▸ The problem: Beginning with the first line, set down every line through the one containing "from matplotlib.patches import Rectangle", exactly as it appears, but not the pictures.

▸ Provided material:

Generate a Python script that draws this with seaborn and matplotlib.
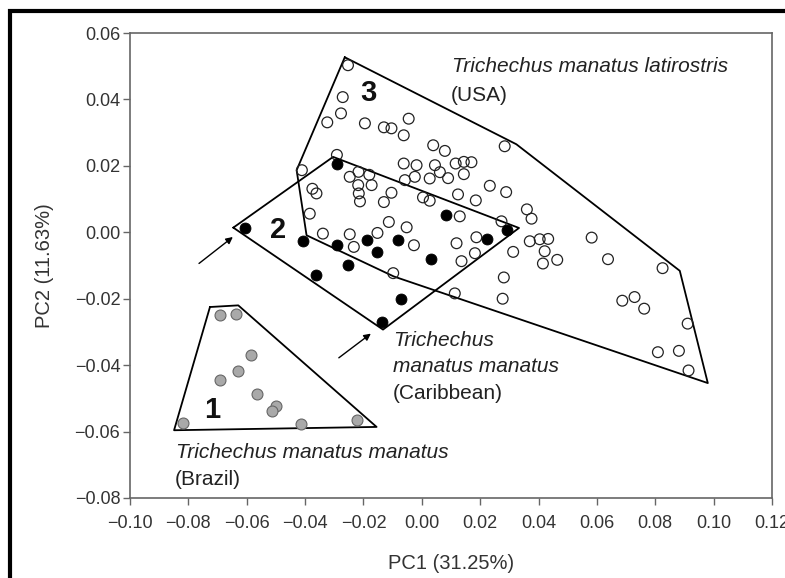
import matplotlib
matplotlib.use("Agg")
import matplotlib.pyplot as plt
import seaborn as sns
import pandas as pd
import numpy as np
from matplotlib.patches import Rectangle

# ---------------- data ----------------
# Group 1: Trichechus manatus manatus (Brazil) - grey filled
brazil_x = [-0.0692, -0.0637, -0.0586, -0.0631, -0.0692, -0.0564, -0.0498, -0.0515, -0.0817, -0.0414, -0.0221]
brazil_y = [-0.0250, -0.0245, -0.0370, -0.0418, -0.0446, -0.0488, -0.0524, -0.0538, -0.0574, -0.0578, -0.0564]

# Group 2: Trichechus manatus manatus (Caribbean) - black filled
carib_x = [-0.0606, -0.0292, -0.0406, -0.0292, -0.0189, -0.0155, -0.0252, -0.0361,
           -0.0081, 0.0082, 0.0224, 0.0293, 0.0030, -0.0070, -0.0135]
carib_y = [0.0013, 0.0207, -0.0026, -0.0039, -0.0024, -0.0059, -0.0099, -0.0130,
           -0.0022, 0.0051, -0.0019, 0.0008, -0.0079, -0.0200, -0.0270]

# Group 3: Trichechus manatus latirostris (USA) - open circles
usa_x = [-0.0253, -0.0271, -0.0277, -0.0324, -0.0195, -0.0130, -0.0104, -0.0045, -0.0062, 0.0039,
         0.0079, 0.0284, -0.0291, -0.0411, -0.0247, -0.0217, -0.0180, -0.0218, -0.0172, -0.0216,
         -0.0212, -0.0375, -0.0361, -0.0384, -0.0130, -0.0104, -0.0113, -0.0339, -0.0247, -0.0233,
         -0.0152, -0.0062, -0.0058, -0.0018, -0.0024, 0.0045, 0.0027, 0.0090, 0.0116, 0.0144,
         0.0170, 0.0144, 0.0233, 0.0289, 0.0124, 0.0185, 0.0004, 0.0027, 0.0130, 0.0360,
         0.0376, -0.0052, -0.0027, 0.0119, 0.0187, 0.0182, 0.0136, 0.0313, 0.0273, 0.0370,
         0.0404, 0.0433, 0.0421, 0.0464, 0.0415, 0.0582, 0.0638, 0.0825, -0.0098, 0.0113,
         0.0281, 0.0277, 0.0687, 0.0729, 0.0762, 0.0911, 0.0809, 0.0881, 0.0914, 0.0062]
usa_y = [0.0503, 0.0407, 0.0358, 0.0331, 0.0328, 0.0316, 0.0313, 0.0342, 0.0292, 0.0262,
         0.0245, 0.0259, 0.0233, 0.0187, 0.0167, 0.0182, 0.0173, 0.0142, 0.0142, 0.0117,
         0.0093, 0.0131, 0.0117, 0.0056, 0.0091, 0.0119, 0.0031, -0.0004, -0.0006, -0.0044,
         -0.0002, 0.0207, 0.0157, 0.0202, 0.0167, 0.0202, 0.0162, 0.0163, 0.0207, 0.0212,
         0.0211, 0.0175, 0.0140, 0.0121, 0.0114, 0.0096, 0.0105, 0.0095, 0.0048, 0.0069,
         0.0041, 0.0015, -0.0039, -0.0033, -0.0015, -0.0063, -0.0087, -0.0059, 0.0033, -0.0027,
         -0.0021, -0.0020, -0.0057, -0.0083, -0.0094, -0.0016, -0.0081, -0.0108, -0.0123, -0.0184,
         -0.0136, -0.0200, -0.0206, -0.0195, -0.0230, -0.0275, -0.0361, -0.0357, -0.0416, 0.0181]

# Convex hull outlines as drawn
hull1_x = [-0.0726, -0.0629, -0.0155, -0.0849]
hull1_y = [-0.0225, -0.0220, -0.0586, -0.0596]
hull2_x = [-0.0646, -0.0304, 0.0333, -0.0133]
hull2_y = [0.0014, 0.0227, 0.0013, -0.0293]
hull3_x = [-0.0264, 0.0324, 0.0884, 0.0980, -0.0096, -0.0395, -0.0429]
hull3_y = [0.0527, 0.0265, -0.0116, -0.0454, -0.0133, -0.0009, 0.0187]

group_numbers = ["1", "2", "3"]
number_x = [-0.0720, -0.0492, -0.0184]
number_y = [-0.0536, 0.0006, 0.0420]

x_ticks = [-0.10, -0.08, -0.06, -0.04, -0.02, 0.00, 0.02, 0.04, 0.06, 0.08, 0.10, 0.12]
y_ticks = [-0.08, -0.06, -0.04, -0.02, 0.00, 0.02, 0.04, 0.06]

# ---------------- styling ----------------
sns.set_style("ticks")
plt.rcParams['font.family'] = ['Liberation Sans', 'DejaVu Sans']
plt.rcParams['axes.unicode_minus'] = True

fig = plt.figure(figsize=(7.85, 5.78), dpi=100)
ax = fig.add_axes([130 / 785, 1 - 498 / 578, (772 - 130) / 785, (498 - 33) / 578])

df_b = pd.DataFrame({"x": brazil_x, "y": brazil_y})
df_c = pd.DataFrame({"x": carib_x, "y": carib_y})
df_u = pd.DataFrame({"x": usa_x, "y": usa_y})

# hull outlines
for hx, hy in [(hull1_x, hull1_y), (hull2_x, hull2_y), (hull3_x, hull3_y)]:
    ax.plot(hx + hx[:1], hy + hy[:1], color="black", lw=1.3, zorder=2)

sns.scatterplot(data=df_u, x="x", y="y", ax=ax, s=60, marker="o",
                facecolor="none", edgecolor="#222222", linewidth=0.9, zorder=3)
sns.scatterplot(data=df_c, x="x", y="y", ax=ax, s=62, marker="o",
                color="black", edgecolor="black", linewidth=0.6, zorder=3)
sns.scatterplot(data=df_b, x="x", y="y", ax=ax, s=62, marker="o",
                color="#a9a9a9", edgecolor="#666666", linewidth=0.8, zorder=3)

for t, tx, ty in zip(group_numbers, number_x, number_y):
    ax.text(tx, ty, t, fontsize=21, fontweight="bold", ha="center", va="center",
            color="#111111", zorder=4)

# labels
it = dict(fontsize=15, style="italic", ha="left", va="center", color="#222222")
up = dict(fontsize=15, ha="left", va="center", color="#222222")
ax.text(0.0102, 0.0498, "Trichechus manatus latirostris", **it)
ax.text(0.0098, 0.0413, "(USA)", **up)
ax.text(-0.0098, -0.0325, "Trichechus", **it)
ax.text(-0.0100, -0.0404, "manatus manatus", **it)
ax.text(-0.0100, -0.0485, "(Caribbean)", **up)
ax.text(-0.0843, -0.0662, "Trichechus manatus manatus", **it)
ax.text(-0.0846, -0.0744, "(Brazil)", **up)

# arrows
arrow_kw = dict(arrowstyle="-|>", color="black", lw=1.0, mutation_scale=10)
ax.annotate("", xy=(-0.0640, -0.0009), xytext=(-0.0771, -0.0099), arrowprops=arrow_kw)
ax.annotate("", xy=(-0.0167, -0.0300), xytext=(-0.0292, -0.0383), arrowprops=arrow_kw)

ax.set_xlim(-0.10, 0.12)
ax.set_ylim(-0.08, 0.06)
ax.set_xticks(x_ticks)
ax.set_yticks(y_ticks)
ax.set_xticklabels([f"{v:.2f}".replace("-", "\u2212") for v in x_ticks])
ax.set_yticklabels([f"{v:.2f}".replace("-", "\u2212") for v in y_ticks])
ax.tick_params(axis="both", direction="out", length=5, width=1.0, color="#666666",
               labelsize=13, labelcolor="#333333")
ax.tick_params(axis="x", pad=7)
ax.tick_params(axis="y", pad=2)
for sp in ax.spines.values():
    sp.set_visible(True)
    sp.set_color("#666666")
    sp.set_linewidth(1.2)

ax.set_xlabel("PC1 (31.25%)", fontsize=14.5, color="#333333", labelpad=16)
ax.set_ylabel("PC2 (11.63%)", fontsize=14.5, color="#333333", labelpad=15)

# thick outer frame (left and top visible)
fig.patches.append(Rectangle((9.5 / 785, -0.2), 1.5, 0.2 + 1 - 11.3 / 578,
                             transform=fig.transFigure, fill=False,
                             edgecolor="black", linewidth=3.0))

fig.savefig("out.png", dpi=100)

▸ Final result:
Generate a Python script that draws this with seaborn and matplotlib.
import matplotlib
matplotlib.use("Agg")
import matplotlib.pyplot as plt
import seaborn as sns
import pandas as pd
import numpy as np
from matplotlib.patches import Rectangle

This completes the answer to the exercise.